The cast is terrific under Leigh Silverman’s direction. Ruthie Ann Miles portrays Mrs. Antrobus with quiet power; she looks unruffled even as her world goes through one existential crisis after another. Shuler Hensley is a wonderfully ordinary Mr. Antrobus, the kind of man who might make dad jokes, despite being brilliant enough to invent the alphabet and the wheel. (I did say the plot is bizarre.) The actors playing the Antrobus children, the Announcer, the Telegram Boy, and the Fortune Teller stand out—and the Ensemble is marvelous as well.
The stage design is folksy and sometimes playful, with a few rows of audience seated at the back of the stage, and a single row of musicians on either side. In Act I, the musicians wear vests that match the colorful wallpaper of the Antrobus’ house. In Act II, they switch to short red and gold vests for the Atlantic City convention celebrating “The Ancient and Honorable Order of Mammals, Subdivision Human.” The animal delegates cheerily sing, “Everyone Loves to Go to Conventions” in cheesy red and gold outfits topped by majestic animal heads. For post-war Act III, the musicians pare down to drab shirts.

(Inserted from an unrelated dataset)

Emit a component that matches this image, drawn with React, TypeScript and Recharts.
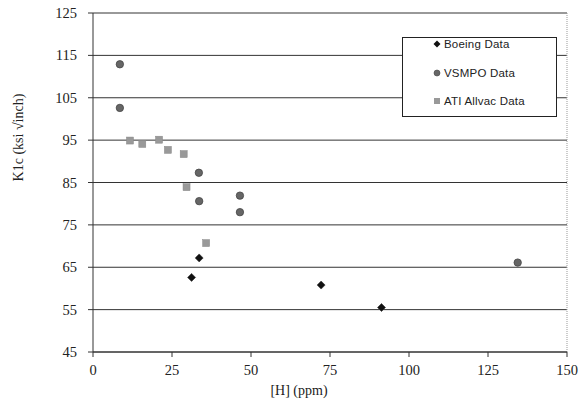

Shuler Hensley and Micaela Diamond
An earlier song, “Stuff It Down Inside,” is beautifully sung and sounds like a lullaby, despite its tense and anxious lyrics about repressing your fears and worries to hide them from your family. The show’s finale, “We’re a Disaster,” employs choreography that starts with each cast member making individualized jerky movements, releasing their anger, tension, and fear. Gradually they switch to unison dance moves, and it seems life can go on if they face their struggles together.

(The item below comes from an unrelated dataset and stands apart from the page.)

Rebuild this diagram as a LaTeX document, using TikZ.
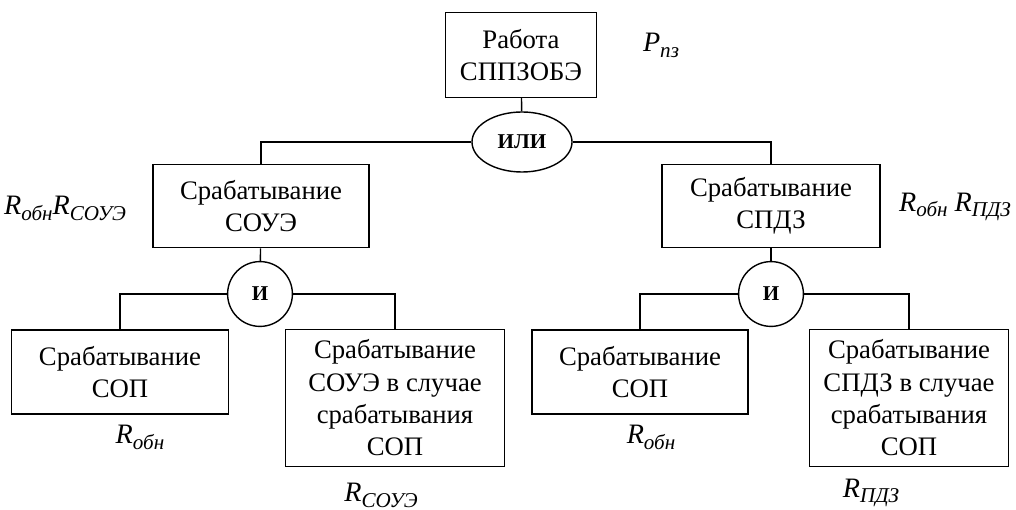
\documentclass[tikz,border=0pt]{standalone}
\usepackage{fontspec}
\setmainfont{Liberation Serif}
\usetikzlibrary{shapes.geometric}
\tikzset{
  every node/.style={font=\fontsize{19}{23}\selectfont},
  event/.style={draw, line width=1pt, align=center, inner sep=0pt},
  gate/.style={draw, line width=1pt, inner sep=0pt, font=\fontsize{15}{15}\selectfont\bfseries},
  prob/.style={inner sep=0pt, font=\fontsize{20}{20}\selectfont\itshape}
}
% italic R with a lowered subscript
\newcommand{\rind}[1]{R\raisebox{-0.45ex}{\fontsize{15}{15}\selectfont\itshape #1}}

\begin{document}
\begin{tikzpicture}[x=0.025cm, y=-0.025cm, line width=1pt]
  % Bounding box fixe
  \path[use as bounding box] (0,0) rectangle (1016,510);

  % Top event.
  \node[event, minimum width=3.78cm, minimum height=2.12cm] (work) at (521,55)
    {Работа\\СППЗОБЭ};
  \node[prob] (pwork) at (661,45) {P\raisebox{-0.45ex}{\fontsize{15}{15}\selectfont\itshape пз}};

  % OR gate.
  \node[gate, ellipse, minimum width=2.5cm, minimum height=1.5cm] (ili) at (522,142) {ИЛИ};

  % Second level.
  \node[event, minimum width=5.4cm, minimum height=2.08cm] (soue) at (261,206)
    {Срабатывание\\СОУЭ};
  \node[event, minimum width=5.45cm, minimum height=2.08cm] (spdz) at (771,206)
    {Срабатывание\\СПДЗ};
  \node[prob] (psoue) at (65,208) {\rind{обн}\rind{СОУЭ}};
  \node[prob] (pspdz) at (955,207) {\rind{обн} \rind{ПДЗ}};

  % AND gates.
  \node[gate, circle, minimum size=1.62cm] (andl) at (260,294) {И};
  \node[gate, circle, minimum size=1.62cm] (andr) at (771,294) {И};

  % Bottom events.
  \node[event, minimum width=5.42cm, minimum height=2.1cm] (sopl) at (120,372)
    {Срабатывание\\СОП};
  \node[event, minimum width=5.48cm, minimum height=3.43cm] (soueop) at (395,398)
    {Срабатывание\\СОУЭ в случае\\срабатывания\\СОП};
  \node[event, minimum width=5.4cm, minimum height=2.1cm] (sopr) at (640,372)
    {Срабатывание\\СОП};
  \node[event, minimum width=4.98cm, minimum height=3.43cm] (spdzop) at (909,398)
    {Срабатывание\\СПДЗ в случае\\срабатывания\\СОП};
  \node[prob] (psopl) at (140,437) {\rind{обн}};
  \node[prob] (psoueop) at (381,495) {\rind{СОУЭ}};
  \node[prob] (psopr) at (651,437) {\rind{обн}};
  \node[prob] (pspdzop) at (871,493) {\rind{ПДЗ}};

  % Connections.
  \draw (work) -- (ili);
  \draw (ili.west) -| (soue);
  \draw (ili.east) -| (spdz);
  \draw (soue) -- (andl);
  \draw (spdz) -- (andr);
  \draw (andl.west) -| (sopl);
  \draw (andl.east) -| (soueop);
  \draw (andr.west) -| (sopr);
  \draw (andr.east) -| (spdzop);
\end{tikzpicture}
\end{document}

This is a production that both honors Wilder’s play and adds or replaces material to make it resonate for us now—more comic in some places and more sobering in others. Sabina, in her long opening address to us, originally ends with “we made it through the depression by the skin of our teeth.” But here “the depression” is replaced by a lengthy (and speedy) list that includes the pandemic and our more recent woes.
Amina Faye, Ruthie Ann Miles, and Damon Daunno
In Act II, a pelican, one of the convention delegates, arrives late, splotched with a mysterious black substance that we recognize as oil. She is later silently carried across the stage, limp in another delegate’s arms.

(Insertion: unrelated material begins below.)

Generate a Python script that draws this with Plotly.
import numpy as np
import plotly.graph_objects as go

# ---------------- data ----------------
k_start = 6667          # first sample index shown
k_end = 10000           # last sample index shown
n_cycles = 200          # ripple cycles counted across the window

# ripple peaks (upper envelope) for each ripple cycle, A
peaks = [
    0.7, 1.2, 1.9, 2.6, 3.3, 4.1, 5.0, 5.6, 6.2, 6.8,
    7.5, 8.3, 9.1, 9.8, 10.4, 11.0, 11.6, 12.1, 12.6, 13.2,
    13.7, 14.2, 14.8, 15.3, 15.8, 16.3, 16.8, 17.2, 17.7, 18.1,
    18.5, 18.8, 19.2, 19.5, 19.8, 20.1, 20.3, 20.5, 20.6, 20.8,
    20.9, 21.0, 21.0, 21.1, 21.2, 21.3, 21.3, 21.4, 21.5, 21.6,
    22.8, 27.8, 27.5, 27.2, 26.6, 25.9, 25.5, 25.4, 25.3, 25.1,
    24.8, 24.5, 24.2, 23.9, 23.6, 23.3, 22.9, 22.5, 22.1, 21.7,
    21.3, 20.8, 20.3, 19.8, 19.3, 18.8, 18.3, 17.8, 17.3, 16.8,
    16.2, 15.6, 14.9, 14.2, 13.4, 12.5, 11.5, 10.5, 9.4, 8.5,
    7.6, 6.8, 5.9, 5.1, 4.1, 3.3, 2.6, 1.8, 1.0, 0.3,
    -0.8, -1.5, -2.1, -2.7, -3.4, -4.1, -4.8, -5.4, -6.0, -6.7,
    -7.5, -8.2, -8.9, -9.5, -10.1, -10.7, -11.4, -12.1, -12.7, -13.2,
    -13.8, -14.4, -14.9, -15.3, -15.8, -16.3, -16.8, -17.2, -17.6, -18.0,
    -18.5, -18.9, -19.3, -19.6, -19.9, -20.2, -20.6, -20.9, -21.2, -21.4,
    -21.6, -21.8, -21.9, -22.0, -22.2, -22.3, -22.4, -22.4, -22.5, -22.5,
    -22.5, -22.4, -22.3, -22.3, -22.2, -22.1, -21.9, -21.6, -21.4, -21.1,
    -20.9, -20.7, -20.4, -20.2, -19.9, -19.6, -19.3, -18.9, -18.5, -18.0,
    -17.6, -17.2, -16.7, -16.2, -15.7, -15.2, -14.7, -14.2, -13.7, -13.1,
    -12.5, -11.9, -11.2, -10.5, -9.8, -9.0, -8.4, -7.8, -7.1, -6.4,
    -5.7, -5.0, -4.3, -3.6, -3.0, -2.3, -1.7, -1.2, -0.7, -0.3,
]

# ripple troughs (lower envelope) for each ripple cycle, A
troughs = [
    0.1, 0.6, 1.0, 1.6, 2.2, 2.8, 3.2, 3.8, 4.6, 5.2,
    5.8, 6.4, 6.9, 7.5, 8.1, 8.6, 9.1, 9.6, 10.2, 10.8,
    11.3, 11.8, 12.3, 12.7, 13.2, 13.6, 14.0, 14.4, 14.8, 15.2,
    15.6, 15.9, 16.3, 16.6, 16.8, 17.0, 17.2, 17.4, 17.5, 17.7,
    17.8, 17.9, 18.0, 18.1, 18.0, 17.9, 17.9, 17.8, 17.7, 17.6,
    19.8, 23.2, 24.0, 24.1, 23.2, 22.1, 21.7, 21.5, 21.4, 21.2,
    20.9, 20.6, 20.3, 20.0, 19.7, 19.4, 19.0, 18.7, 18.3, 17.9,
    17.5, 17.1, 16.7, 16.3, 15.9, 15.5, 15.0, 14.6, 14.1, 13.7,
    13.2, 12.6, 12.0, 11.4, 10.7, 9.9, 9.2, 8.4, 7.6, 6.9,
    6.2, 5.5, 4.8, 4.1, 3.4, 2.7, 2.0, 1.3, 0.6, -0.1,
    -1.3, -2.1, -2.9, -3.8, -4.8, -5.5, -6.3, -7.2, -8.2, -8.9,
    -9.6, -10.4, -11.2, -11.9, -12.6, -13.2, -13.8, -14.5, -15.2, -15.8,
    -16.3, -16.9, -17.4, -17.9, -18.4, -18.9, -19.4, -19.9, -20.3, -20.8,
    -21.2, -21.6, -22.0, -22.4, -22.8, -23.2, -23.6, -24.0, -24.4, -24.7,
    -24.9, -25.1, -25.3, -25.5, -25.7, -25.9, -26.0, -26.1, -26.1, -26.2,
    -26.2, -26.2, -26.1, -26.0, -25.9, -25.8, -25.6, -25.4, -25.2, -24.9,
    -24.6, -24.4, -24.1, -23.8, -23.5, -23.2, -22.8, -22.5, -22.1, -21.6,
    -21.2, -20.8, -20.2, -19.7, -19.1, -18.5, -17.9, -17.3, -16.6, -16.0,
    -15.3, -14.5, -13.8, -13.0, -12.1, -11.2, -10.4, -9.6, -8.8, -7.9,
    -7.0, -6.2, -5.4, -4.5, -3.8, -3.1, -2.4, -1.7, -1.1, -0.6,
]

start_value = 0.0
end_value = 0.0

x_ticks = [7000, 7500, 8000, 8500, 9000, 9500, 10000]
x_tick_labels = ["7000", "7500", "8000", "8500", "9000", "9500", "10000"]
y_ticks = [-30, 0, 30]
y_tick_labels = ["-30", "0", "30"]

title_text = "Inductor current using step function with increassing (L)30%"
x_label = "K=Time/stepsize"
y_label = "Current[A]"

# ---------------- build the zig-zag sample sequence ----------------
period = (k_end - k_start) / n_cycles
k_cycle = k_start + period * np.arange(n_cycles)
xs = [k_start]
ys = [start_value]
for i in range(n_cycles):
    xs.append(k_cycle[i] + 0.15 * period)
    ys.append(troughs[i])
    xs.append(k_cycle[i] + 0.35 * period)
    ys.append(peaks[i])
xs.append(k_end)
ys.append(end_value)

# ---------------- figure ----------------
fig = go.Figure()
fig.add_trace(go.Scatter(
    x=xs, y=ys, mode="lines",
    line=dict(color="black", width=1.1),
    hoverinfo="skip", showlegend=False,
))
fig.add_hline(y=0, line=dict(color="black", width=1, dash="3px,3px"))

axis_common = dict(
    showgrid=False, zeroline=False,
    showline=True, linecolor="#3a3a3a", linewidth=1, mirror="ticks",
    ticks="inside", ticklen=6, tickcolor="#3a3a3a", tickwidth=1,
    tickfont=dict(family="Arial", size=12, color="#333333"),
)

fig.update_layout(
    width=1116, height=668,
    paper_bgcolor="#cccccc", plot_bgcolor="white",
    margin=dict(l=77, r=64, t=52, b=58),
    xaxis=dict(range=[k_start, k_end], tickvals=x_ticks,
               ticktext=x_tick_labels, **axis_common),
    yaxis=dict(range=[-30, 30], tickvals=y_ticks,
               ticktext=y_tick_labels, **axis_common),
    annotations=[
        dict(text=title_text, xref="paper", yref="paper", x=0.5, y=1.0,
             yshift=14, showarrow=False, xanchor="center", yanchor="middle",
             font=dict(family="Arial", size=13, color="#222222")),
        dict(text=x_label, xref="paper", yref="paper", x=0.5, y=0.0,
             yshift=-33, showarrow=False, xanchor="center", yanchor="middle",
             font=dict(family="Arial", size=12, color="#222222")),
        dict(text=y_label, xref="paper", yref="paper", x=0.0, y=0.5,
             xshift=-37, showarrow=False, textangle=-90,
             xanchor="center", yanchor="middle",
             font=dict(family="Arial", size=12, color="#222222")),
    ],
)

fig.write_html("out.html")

In Act III, Lipton takes out a somewhat dated section about food poisoning and replaces it with a fight about union rights and inequality between the play’s stars and its supporting actors. Throughout there are references to the importance of books and the arts—key to the amazing resilience of human beings—as irrepressible and noble as they are pig-headed and destructive.
In Act I, as the glaciers are approaching and it’s freezing inside, Mrs. Antrobus receives a telegram from her husband that advises, “Just keep them [their children] warm. Burn everything except Shakespeare.” How fitting to hear those lines in a production at the Public Theater, which started its wonderful history as the New York Shakespeare Festival.
“The Seat of Our Pants” has been in the works for ten years, and we are lucky that it bursts on the scene now. In the midst of our current climate crisis, wars, and chaotic selfishness, the new musical shows that all of humanity must work together to save ourselves—and the planet—from destruction. Will we survive by “the skin of our teeth,” one more time?
Bill Buell, Andy Grotelueschen, and the company of “The Seat of Our Pants”
“The Seat of Our Pants” –directed by Leigh Silverman, based upon the play “The Skin of Our Teeth,” by Thornton Wilder; adaptation, music, & lyrics by Ethan Lipton; choreography by Sunny Min-Sook Hitt, at The Public Theater, New York City.
Info: publictheater.org – to December 7, 2025.
Cast: Ben Beckley (Ensemble), Ally Bonino (Fortune Teller), Bill Buell (Turkey/Ensemble), Damon Daunno (Henry Antrobus), Micaela Diamond (Sabina), Amina Faye (Gladys Antrobus), Andy Grotelueschen (Announcer/Ensemble), Shuler Hensley (Mr. Antrobus), Allison Ann Kelly (Ensemble/Musician), Michael Lepore (Telegram Boy/Ensemble), Nat Lopez (Ensemble), Ruthie Ann Miles (Mrs. Antrobus), Geena Quintos (Mammoth/Ensemble), David Ryan Smith (Ensemble), and Ruth E. Sternberg (Mr. Fitzpatrick).